The degree Doctor of Pharmacy (PharmD) will be awarded to students who satisfactorily complete the curriculum. Upon completion of the program, graduates will then qualify to sit for the examinations to obtain a license. There are two examinations: the North American Pharmacist Licensure Exam (NAPLEX) and the Multistate Pharmacy Jurisprudence Exam (MPJE), which is a state specific test that currently 48 states require as a component of licensure.

In 2021, Marshall B. Ketchum University College of Pharmacy's Doctor of Pharmacy program has been granted Full Accreditation status by the Accreditation Council for Pharmacy Education.

=== Master of Science in Vision Science ===
The Master of Science (MS) in vision science is a research-based graduate degree that emphasizes hypothesis-driven research and the development of analytical skills in experimental optometry and vision science. At the university, students interested in the Master's program often pursue a combined OD /MS degree. Other options include MS Traditional, MS Residency, and MS Part-time. The Master's program requires completion of a minimum of 60 quarter-hours of graduate credit, a cumulative graduate grade point average of at least 3.00, completion of the Master's research requirement, successful defense of the MS thesis, and submission of a final bound copy of the thesis.

=== Optometry Residencies ===
Although not required to practice optometry, residencies are great options for newly graduated optometrists to polish clinical skills and specialize in specific areas of optometry.
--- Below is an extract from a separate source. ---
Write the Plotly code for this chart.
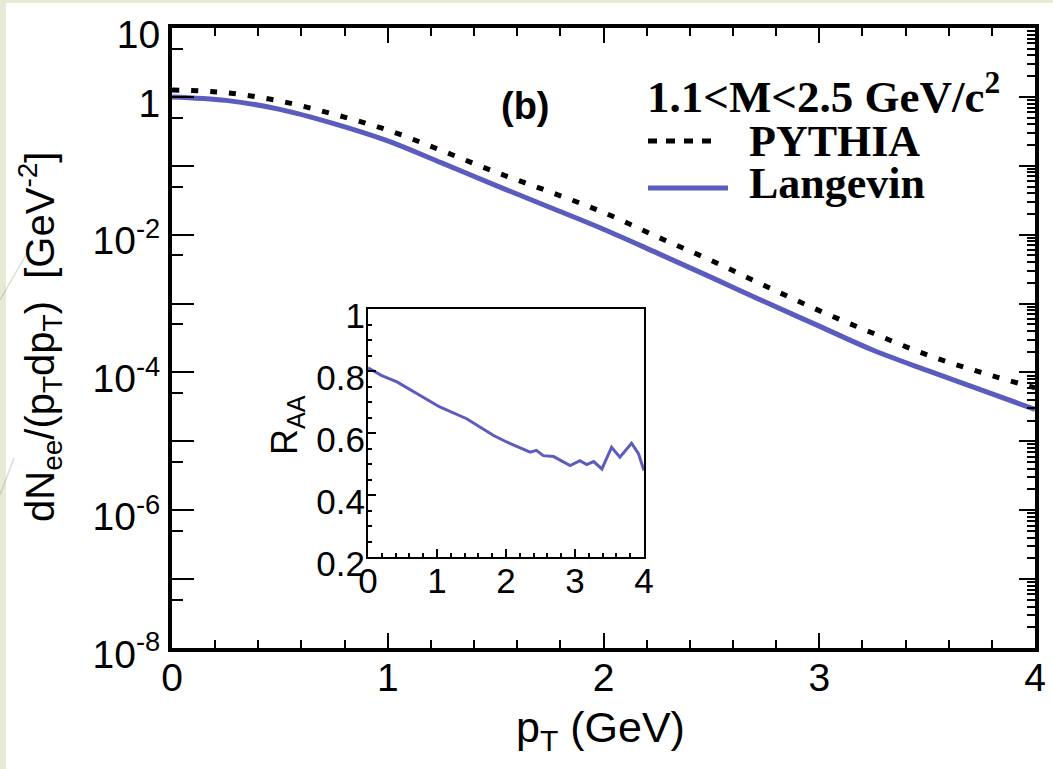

Optometry residencies are planned program of post-OD clinical education that are designed to advance significantly the optometric graduate's preparation as a provider of patient care services beyond entry level practice. Residency programs are a minimum of 12 months and include a well-designed mix of self-directed learning, seminar participation, instructional experiences, and scholarship.

SCCO began its postdoctoral residency program in 1977, with its first residency program in Vision Therapy. The program has expanded to include: Cornea & Contact Lenses, Low Vision Rehabilitation, Ocular Disease, Primary Care, or Pediatric Optometry/Vision Therapy. SCCO offers 22 residency programs with 47 residency positions in six states including California, Arizona, Nevada, New Mexico, Washington and Utah.

== Patient centers ==

=== Anaheim and Los Angeles ===
There are two clinical teaching facilities affiliated with the Southern California College of Optometry at Marshall B. Ketchum University. The University Eye Center at Ketchum Health Anaheim is located at 5460 E. La Palma Ave. in Anaheim. The University Eye Center at Ketchum Health Los Angeles is located at 3916 S. Broadway in Los Angeles. Both facilities are large patient care centers that offer services in primary eye care, contact lenses, pediatric vision care, vision therapy, ocular disease, low vision and dry eyes. In addition to eye care services, there are also optical services departments where opticians assist in selecting and/or adjusting eyewear. They are open six days a week and accept major vision insurance as well as major medical insurances.

=== Ketchum Health ===

On January 23, 2015, Dr. Alexander announced the acquisition of the new building in Anaheim, CA, that is now the home of the University Eye Center, and allows for the future expansion of primary health care services and pharmacy. The name of the new facility, Ketchum Health, is dedicated to the university founder Dr. Marshall B. Ketchum. Due to the addition of the PA program in 2014, and the pharmacy program in 2016, this expansion of clinical space was necessary for the growing university. It will be a place where interprofessional clinical training can take place, as well as team-based patient care. On June 15, 2015, over one hundred guests attended the ground breaking ceremony that marked the beginning of renovation for Ketchum Health. The University Eye Center at Ketchum Health, as the first phase of interprofessional health care center, opened its doors at the new location May 31, 2016.